Decidability in groups

The problem whether $G$ is perfect, that is $G=[G,G]$ is decidable because you need to abelianize all relations (replace the operation by "+" in every relation) and solve a system of linear equations over $\mathbb Z$. For example, if the defining relations are $xy^{-1}xxy^5x^{-8}=1, x^{-3}y^{-2}xyx^5 = 1 $, then the Abelianization gives $-5x+4y=0, 3x-y=0$. Now you need to check if these two relations "kill" $\mathbb{Z^2}$. That means for some integers $a,b,c,d$ we should have $x = a(-5x+4y)+b(3x-y), y = c(-5x+4y)+d(3x-y) $. This gives 4 integer equations with four unknowns: $1=-5a+3b, 0=4a-b, 1=4c-d, 0=-5c+3d $. This systems does not have an integer solution (it implies $7a=1 $), so $G\ne [G,G]$.
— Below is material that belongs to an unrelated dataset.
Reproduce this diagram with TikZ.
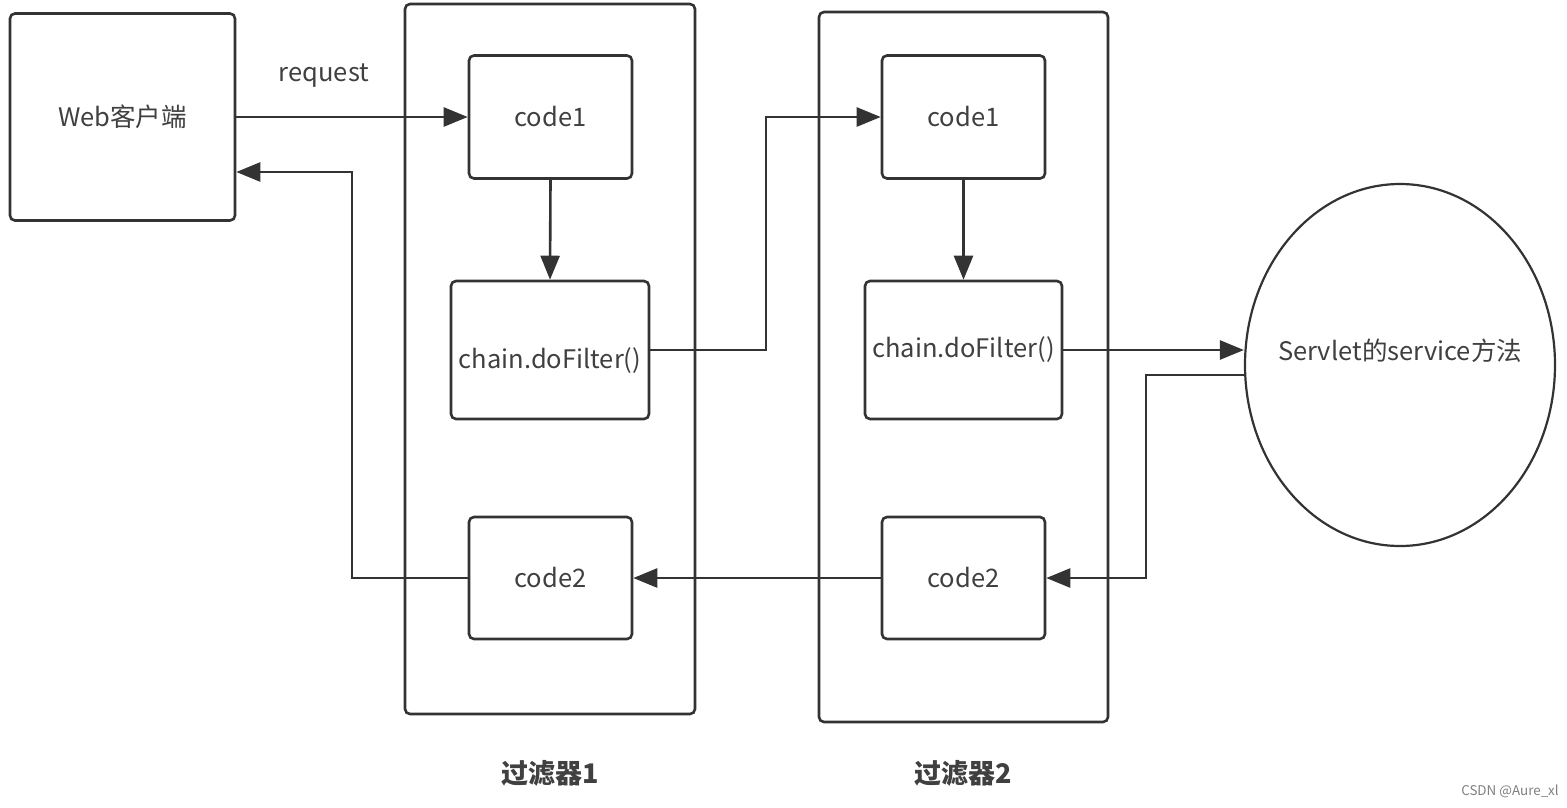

Many of the undecidable properties of finitely presented groups are verifiable i.e. if they are true, then they can be proved true. Such properities include trivial, finite, abelian, nilpotent, free, automatic, hyperbolic, isomorphic to some other specified finitely presented group.

As a follow-up question, are there any properties of finitely presented groups that are known to be neither verifiable nor for there negation to be verifiable? Might solvability be such a property?